= Edward Wynne (jurist) =

Edward Wynne (baptised 25 February 1734 - 27 December 1784) was an English lawyer and scholar.

==Life==
Wynne was the son of William Wynne, sergeant-at-law, and was baptised at St Clement Danes, London on 25 February 1734. He was admitted as a member of the Middle Temple in 1749 (being called to the bar in 1758). He matriculated at Jesus College, Oxford in 1753, but left the college without taking a degree. His wealth meant that he did not need to work actively as a lawyer. On his father's death in 1765, he inherited the estate of Little Chelsea in Kensington, London; he also owned the manor of Polsew at St Erme, near Truro in Cornwall. On his mother's death in 1779, he inherited property in Somerset. He owned a house in Essex Street, London, as well as property in Dudley and Wales.
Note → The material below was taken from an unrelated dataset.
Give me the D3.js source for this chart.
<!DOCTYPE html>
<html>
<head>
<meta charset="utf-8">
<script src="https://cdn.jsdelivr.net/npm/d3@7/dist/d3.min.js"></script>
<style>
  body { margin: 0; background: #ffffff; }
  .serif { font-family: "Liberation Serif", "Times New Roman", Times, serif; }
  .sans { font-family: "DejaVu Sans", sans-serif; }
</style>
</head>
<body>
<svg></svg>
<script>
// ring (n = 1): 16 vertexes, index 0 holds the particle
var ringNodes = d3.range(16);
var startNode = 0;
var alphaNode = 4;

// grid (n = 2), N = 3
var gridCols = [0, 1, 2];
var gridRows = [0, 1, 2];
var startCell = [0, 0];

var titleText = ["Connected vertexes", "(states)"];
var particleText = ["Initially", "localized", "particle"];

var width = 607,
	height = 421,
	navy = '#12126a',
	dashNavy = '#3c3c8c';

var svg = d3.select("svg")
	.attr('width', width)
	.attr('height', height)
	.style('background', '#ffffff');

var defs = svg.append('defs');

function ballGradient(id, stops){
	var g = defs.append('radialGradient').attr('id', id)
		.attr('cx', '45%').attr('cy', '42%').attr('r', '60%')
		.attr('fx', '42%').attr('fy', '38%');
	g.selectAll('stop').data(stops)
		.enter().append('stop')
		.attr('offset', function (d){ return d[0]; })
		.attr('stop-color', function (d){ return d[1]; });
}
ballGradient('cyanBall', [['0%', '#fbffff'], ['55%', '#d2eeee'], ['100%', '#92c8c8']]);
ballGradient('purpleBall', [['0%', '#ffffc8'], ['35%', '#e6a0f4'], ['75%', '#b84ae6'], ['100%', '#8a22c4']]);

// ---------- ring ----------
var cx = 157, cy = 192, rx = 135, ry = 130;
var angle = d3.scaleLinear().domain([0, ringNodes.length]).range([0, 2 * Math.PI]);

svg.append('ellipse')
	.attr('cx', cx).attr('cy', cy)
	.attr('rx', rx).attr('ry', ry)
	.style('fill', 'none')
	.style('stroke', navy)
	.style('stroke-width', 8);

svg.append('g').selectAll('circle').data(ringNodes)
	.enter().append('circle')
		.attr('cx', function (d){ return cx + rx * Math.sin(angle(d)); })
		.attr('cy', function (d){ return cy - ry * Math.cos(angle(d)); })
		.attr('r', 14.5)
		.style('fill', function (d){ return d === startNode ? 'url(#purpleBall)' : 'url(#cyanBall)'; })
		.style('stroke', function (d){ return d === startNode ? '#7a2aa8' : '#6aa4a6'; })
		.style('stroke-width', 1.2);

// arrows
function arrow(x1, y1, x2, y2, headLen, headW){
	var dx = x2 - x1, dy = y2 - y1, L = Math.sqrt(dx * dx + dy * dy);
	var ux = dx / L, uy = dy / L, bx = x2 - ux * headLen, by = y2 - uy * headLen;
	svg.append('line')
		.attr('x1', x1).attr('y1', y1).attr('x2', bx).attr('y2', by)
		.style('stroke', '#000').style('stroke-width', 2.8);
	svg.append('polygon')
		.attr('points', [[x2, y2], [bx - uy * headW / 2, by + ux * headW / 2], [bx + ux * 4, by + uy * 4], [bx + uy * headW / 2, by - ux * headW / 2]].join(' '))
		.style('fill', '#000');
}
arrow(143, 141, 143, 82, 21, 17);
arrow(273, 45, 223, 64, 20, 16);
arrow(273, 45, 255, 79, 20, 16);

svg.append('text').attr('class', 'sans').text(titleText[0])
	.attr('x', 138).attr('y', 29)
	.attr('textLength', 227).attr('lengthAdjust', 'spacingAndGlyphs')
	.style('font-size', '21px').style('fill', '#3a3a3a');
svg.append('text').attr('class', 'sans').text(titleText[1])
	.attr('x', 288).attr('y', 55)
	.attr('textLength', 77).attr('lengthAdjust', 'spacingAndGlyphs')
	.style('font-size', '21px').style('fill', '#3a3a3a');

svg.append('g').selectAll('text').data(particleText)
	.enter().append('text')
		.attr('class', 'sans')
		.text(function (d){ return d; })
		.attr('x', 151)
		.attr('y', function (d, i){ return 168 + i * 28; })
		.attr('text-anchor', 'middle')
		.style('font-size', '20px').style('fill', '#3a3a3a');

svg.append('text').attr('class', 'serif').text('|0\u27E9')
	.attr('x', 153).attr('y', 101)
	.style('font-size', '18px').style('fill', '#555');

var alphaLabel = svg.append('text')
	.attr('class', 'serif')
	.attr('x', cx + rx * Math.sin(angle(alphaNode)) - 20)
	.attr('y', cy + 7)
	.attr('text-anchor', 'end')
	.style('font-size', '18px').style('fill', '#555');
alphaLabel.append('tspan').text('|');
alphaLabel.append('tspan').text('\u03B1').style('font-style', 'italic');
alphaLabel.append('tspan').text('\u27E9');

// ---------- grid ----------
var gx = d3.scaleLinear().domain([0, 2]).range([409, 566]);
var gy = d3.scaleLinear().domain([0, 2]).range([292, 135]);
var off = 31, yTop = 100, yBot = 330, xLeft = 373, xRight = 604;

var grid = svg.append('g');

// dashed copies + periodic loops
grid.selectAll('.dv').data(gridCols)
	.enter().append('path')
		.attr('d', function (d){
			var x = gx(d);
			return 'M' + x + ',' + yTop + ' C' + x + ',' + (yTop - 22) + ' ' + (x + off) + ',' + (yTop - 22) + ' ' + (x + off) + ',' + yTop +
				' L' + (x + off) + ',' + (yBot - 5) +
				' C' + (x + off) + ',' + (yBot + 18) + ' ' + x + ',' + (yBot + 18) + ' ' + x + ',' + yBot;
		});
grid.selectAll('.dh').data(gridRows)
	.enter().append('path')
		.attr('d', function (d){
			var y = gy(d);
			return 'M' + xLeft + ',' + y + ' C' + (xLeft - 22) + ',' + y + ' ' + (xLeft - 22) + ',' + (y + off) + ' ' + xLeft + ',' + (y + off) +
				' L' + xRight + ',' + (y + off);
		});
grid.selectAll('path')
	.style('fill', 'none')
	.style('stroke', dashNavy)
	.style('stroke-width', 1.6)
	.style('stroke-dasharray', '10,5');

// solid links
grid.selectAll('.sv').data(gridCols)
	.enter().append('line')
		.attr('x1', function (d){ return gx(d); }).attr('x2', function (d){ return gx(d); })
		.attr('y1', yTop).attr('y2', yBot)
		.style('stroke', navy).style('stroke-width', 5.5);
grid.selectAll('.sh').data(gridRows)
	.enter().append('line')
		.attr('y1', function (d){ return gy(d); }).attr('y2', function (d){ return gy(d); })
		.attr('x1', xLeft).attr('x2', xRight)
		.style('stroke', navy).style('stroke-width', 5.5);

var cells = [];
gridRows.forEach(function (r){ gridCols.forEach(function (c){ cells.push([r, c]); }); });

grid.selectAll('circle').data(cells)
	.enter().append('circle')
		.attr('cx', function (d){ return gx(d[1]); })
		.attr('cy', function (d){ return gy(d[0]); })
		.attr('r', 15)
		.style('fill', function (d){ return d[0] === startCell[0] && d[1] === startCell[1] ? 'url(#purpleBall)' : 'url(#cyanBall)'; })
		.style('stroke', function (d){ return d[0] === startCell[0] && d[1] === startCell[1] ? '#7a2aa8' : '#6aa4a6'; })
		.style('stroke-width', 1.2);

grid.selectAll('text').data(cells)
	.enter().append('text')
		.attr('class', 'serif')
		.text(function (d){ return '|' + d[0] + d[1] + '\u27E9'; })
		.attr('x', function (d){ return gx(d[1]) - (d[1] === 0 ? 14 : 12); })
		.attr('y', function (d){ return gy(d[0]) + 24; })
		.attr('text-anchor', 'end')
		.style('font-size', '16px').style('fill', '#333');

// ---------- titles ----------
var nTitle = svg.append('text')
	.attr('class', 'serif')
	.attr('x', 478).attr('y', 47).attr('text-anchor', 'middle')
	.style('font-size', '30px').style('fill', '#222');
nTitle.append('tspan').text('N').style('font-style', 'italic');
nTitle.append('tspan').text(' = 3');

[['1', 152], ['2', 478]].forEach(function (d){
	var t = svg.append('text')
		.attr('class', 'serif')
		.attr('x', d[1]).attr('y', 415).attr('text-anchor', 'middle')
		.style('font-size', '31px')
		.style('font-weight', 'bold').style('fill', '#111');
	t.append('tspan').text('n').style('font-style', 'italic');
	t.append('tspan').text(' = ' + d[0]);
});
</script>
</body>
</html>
His inheritance also included his father's library, which contained the collections of Narcissus Luttrell. Wynne had a library of almost 2,800 volumes, including many books on English law and Roman law. In 1765, he published A Miscellany Containing Several Law Tracts, which included some of Wynne's own works and one of his father's works (Observations Touching the Antiquity and Dignity of the Degree of Serjeant at Law). His most important work was Eunomus, or, Dialogues Concerning the Law and Constitution of England (1768), an attempt to explain English legal principles and defend it against charges that it was only interesting to lawyers. It also attempt to refute criticism of cost and delay in the legal process. It reached its fifth edition in 1822, although it was overshadowed by William Blackstone's Commentaries on the Laws of England.

Wynne, who never married, died of cancer of the mouth, at his house in Little Chelsea, London, on 27 December 1784. He was buried in Westminster Abbey, in the same grave as his parents. His property was divided between his sister and his brother, who was a Fellow of All Souls College, Oxford. His library was auctioned after his death in a sale that lasted eleven days.